[Start of DATASET EXCERPT]

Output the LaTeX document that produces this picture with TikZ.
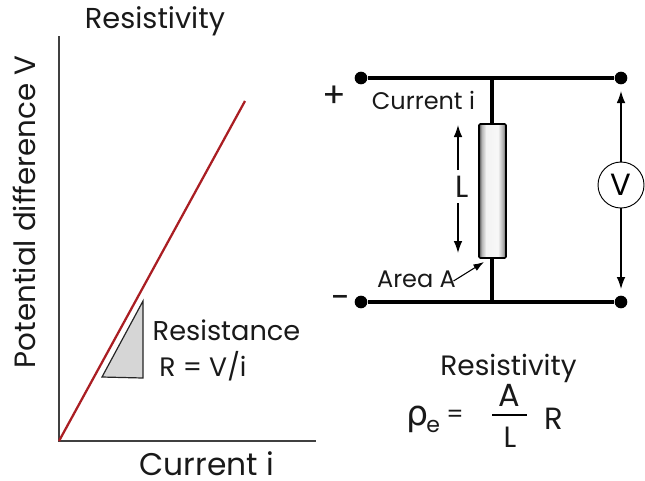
\documentclass[tikz,border=0pt]{standalone}
\usepackage{fontspec}
\setmainfont{Poppins}
\newfontfamily\rhofont{DejaVu Sans}
\usetikzlibrary{arrows.meta}
\pgfdeclarehorizontalshading{rodshade}{100bp}{
  color(0bp)=(black!70);color(25bp)=(black!70);color(30bp)=(black!30);color(38bp)=(black!5);
  color(60bp)=(black!3);color(69bp)=(black!30);color(75bp)=(black!65);color(100bp)=(black!65)}
\begin{document}
\begin{tikzpicture}[x=0.75pt,y=-0.75pt,
  lbl/.style={inner sep=0pt,text=black!90},
  big/.style={lbl,font=\fontsize{22}{24}\selectfont},
  mid/.style={lbl,font=\fontsize{21}{24}\selectfont},
  small/.style={lbl,font=\fontsize{18}{20}\selectfont},
  wire/.style={line width=2.5pt,black},
  axisline/.style={line width=1.4pt,black!75},
  dimarrow/.style={line width=1pt,black,-{Latex[length=9pt,width=6.5pt]}},
  dot/.style={circle,fill=black,inner sep=0pt,minimum size=9.5pt},
]
\useasboundingbox (0,0) rectangle (645,480);
% graph
\coordinate (o) at (59,441);
\coordinate (ytop) at (59,36);
\coordinate (xend) at (316,441);
\coordinate (lineend) at (245,101);
\draw[axisline] (ytop) -- (o) -- (xend);
\draw[line width=1.7pt,color={rgb,255:red,170;green,30;blue,35}] (o) -- (lineend);
\coordinate (ta) at (102,377);
\coordinate (tb) at (143,301);
\coordinate (tc) at (143,378);
\draw[line width=0.9pt,black!85,fill=black!16] (ta) -- (tb) -- (tc) -- cycle;
\node[lbl,font=\fontsize{21.6}{24}\selectfont,anchor=center] (title) at (155,21) {Resistivity};
\node[big,anchor=center,rotate=90] (ylab) at (24,212) {Potential difference V};
\node[lbl,font=\fontsize{23.5}{26}\selectfont,anchor=center] (xlab) at (207,464) {Current i};
\node[lbl,font=\fontsize{20.4}{24}\selectfont,anchor=center] (res) at (226.5,330) {Resistance};
\node[lbl,font=\fontsize{20}{24}\selectfont,anchor=center] (rform) at (203,366) {R = V/i};
% circuit
\node[dot] (tl) at (361,78) {};
\node[dot] (tr) at (621,78) {};
\node[dot] (bl) at (361,302) {};
\node[dot] (br) at (621,302) {};
\coordinate (tj) at (492,78);
\coordinate (bj) at (492,302);
\draw[wire] (tl) -- (tr);
\draw[wire] (bl) -- (br);
\draw[wire] (tj) -- (bj);
\node[rectangle,rounded corners=1pt,draw=black,line width=1.2pt,minimum width=20.25pt,minimum height=100.5pt,inner sep=0pt,
  shading=rodshade] (rod) at (492.5,191) {};
\node[circle,draw=black,line width=0.7pt,fill=white,minimum size=34.5pt,inner sep=0pt,font=\fontsize{23}{26}\selectfont] (vm) at (621,185) {V};
\coordinate (va) at (621,91);
\coordinate (vb) at (621,289);
\draw[dimarrow] (vm.north) -- (va);
\draw[dimarrow] (vm.south) -- (vb);
\node[lbl,font=\fontsize{23}{26}\selectfont,anchor=center] (L) at (462,187) {L};
\coordinate (la) at (458,125);
\coordinate (lb) at (458,253);
\draw[dimarrow] (458,170) -- (la);
\draw[dimarrow] (458,203) -- (lb);
\node[small,anchor=center] (cur) at (423.5,100.5) {Current i};
\node[small,anchor=center] (area) at (416.5,279.5) {Area A};
\coordinate (areaend) at (484,262);
\draw[line width=0.8pt,black,-{Latex[length=8pt,width=5.5pt]}] (453.5,281) -- (areaend);
\node[lbl,font=\fontsize{26}{28}\selectfont,anchor=center] (plus) at (334,97) {+};
\node[lbl,font=\fontsize{26}{28}\selectfont,anchor=center] (minus) at (341,302) {-};
% formula
\node[mid,anchor=center] (rtitle) at (508.5,368) {Resistivity};
\node[lbl,anchor=base west,font=\rhofont\fontsize{26}{28}\selectfont] (rho) at (406,425) {ρ};
\node[lbl,anchor=base west,font=\fontsize{16.5}{18}\selectfont] (e) at (426,432) {e};
\node[small,anchor=center] (eq) at (455,416) {=};
\node[lbl,font=\fontsize{24}{26}\selectfont,anchor=center] (fa) at (509.5,395) {A};
\node[lbl,font=\fontsize{22}{24}\selectfont,anchor=center] (fl) at (510,437) {L};
\draw[line width=1pt,black] (492,415) -- (527,415);
\node[lbl,font=\fontsize{23}{26}\selectfont,anchor=center] (fr) at (554,419) {R};
\end{tikzpicture}
\end{document}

[End of DATASET EXCERPT]

→ **WRITTEN REQUEST**
Print the whole listing above once more, word for word, without its pictures.

→ **OUTPUT FOR THIS TASK**
Output the LaTeX document that produces this picture with TikZ.
\documentclass[tikz,border=0pt]{standalone}
\usepackage{fontspec}
\setmainfont{Poppins}
\newfontfamily\rhofont{DejaVu Sans}
\usetikzlibrary{arrows.meta}
\pgfdeclarehorizontalshading{rodshade}{100bp}{
  color(0bp)=(black!70);color(25bp)=(black!70);color(30bp)=(black!30);color(38bp)=(black!5);
  color(60bp)=(black!3);color(69bp)=(black!30);color(75bp)=(black!65);color(100bp)=(black!65)}
\begin{document}
\begin{tikzpicture}[x=0.75pt,y=-0.75pt,
  lbl/.style={inner sep=0pt,text=black!90},
  big/.style={lbl,font=\fontsize{22}{24}\selectfont},
  mid/.style={lbl,font=\fontsize{21}{24}\selectfont},
  small/.style={lbl,font=\fontsize{18}{20}\selectfont},
  wire/.style={line width=2.5pt,black},
  axisline/.style={line width=1.4pt,black!75},
  dimarrow/.style={line width=1pt,black,-{Latex[length=9pt,width=6.5pt]}},
  dot/.style={circle,fill=black,inner sep=0pt,minimum size=9.5pt},
]
\useasboundingbox (0,0) rectangle (645,480);
% graph
\coordinate (o) at (59,441);
\coordinate (ytop) at (59,36);
\coordinate (xend) at (316,441);
\coordinate (lineend) at (245,101);
\draw[axisline] (ytop) -- (o) -- (xend);
\draw[line width=1.7pt,color={rgb,255:red,170;green,30;blue,35}] (o) -- (lineend);
\coordinate (ta) at (102,377);
\coordinate (tb) at (143,301);
\coordinate (tc) at (143,378);
\draw[line width=0.9pt,black!85,fill=black!16] (ta) -- (tb) -- (tc) -- cycle;
\node[lbl,font=\fontsize{21.6}{24}\selectfont,anchor=center] (title) at (155,21) {Resistivity};
\node[big,anchor=center,rotate=90] (ylab) at (24,212) {Potential difference V};
\node[lbl,font=\fontsize{23.5}{26}\selectfont,anchor=center] (xlab) at (207,464) {Current i};
\node[lbl,font=\fontsize{20.4}{24}\selectfont,anchor=center] (res) at (226.5,330) {Resistance};
\node[lbl,font=\fontsize{20}{24}\selectfont,anchor=center] (rform) at (203,366) {R = V/i};
% circuit
\node[dot] (tl) at (361,78) {};
\node[dot] (tr) at (621,78) {};
\node[dot] (bl) at (361,302) {};
\node[dot] (br) at (621,302) {};
\coordinate (tj) at (492,78);
\coordinate (bj) at (492,302);
\draw[wire] (tl) -- (tr);
\draw[wire] (bl) -- (br);
\draw[wire] (tj) -- (bj);
\node[rectangle,rounded corners=1pt,draw=black,line width=1.2pt,minimum width=20.25pt,minimum height=100.5pt,inner sep=0pt,
  shading=rodshade] (rod) at (492.5,191) {};
\node[circle,draw=black,line width=0.7pt,fill=white,minimum size=34.5pt,inner sep=0pt,font=\fontsize{23}{26}\selectfont] (vm) at (621,185) {V};
\coordinate (va) at (621,91);
\coordinate (vb) at (621,289);
\draw[dimarrow] (vm.north) -- (va);
\draw[dimarrow] (vm.south) -- (vb);
\node[lbl,font=\fontsize{23}{26}\selectfont,anchor=center] (L) at (462,187) {L};
\coordinate (la) at (458,125);
\coordinate (lb) at (458,253);
\draw[dimarrow] (458,170) -- (la);
\draw[dimarrow] (458,203) -- (lb);
\node[small,anchor=center] (cur) at (423.5,100.5) {Current i};
\node[small,anchor=center] (area) at (416.5,279.5) {Area A};
\coordinate (areaend) at (484,262);
\draw[line width=0.8pt,black,-{Latex[length=8pt,width=5.5pt]}] (453.5,281) -- (areaend);
\node[lbl,font=\fontsize{26}{28}\selectfont,anchor=center] (plus) at (334,97) {+};
\node[lbl,font=\fontsize{26}{28}\selectfont,anchor=center] (minus) at (341,302) {-};
% formula
\node[mid,anchor=center] (rtitle) at (508.5,368) {Resistivity};
\node[lbl,anchor=base west,font=\rhofont\fontsize{26}{28}\selectfont] (rho) at (406,425) {ρ};
\node[lbl,anchor=base west,font=\fontsize{16.5}{18}\selectfont] (e) at (426,432) {e};
\node[small,anchor=center] (eq) at (455,416) {=};
\node[lbl,font=\fontsize{24}{26}\selectfont,anchor=center] (fa) at (509.5,395) {A};
\node[lbl,font=\fontsize{22}{24}\selectfont,anchor=center] (fl) at (510,437) {L};
\draw[line width=1pt,black] (492,415) -- (527,415);
\node[lbl,font=\fontsize{23}{26}\selectfont,anchor=center] (fr) at (554,419) {R};
\end{tikzpicture}
\end{document}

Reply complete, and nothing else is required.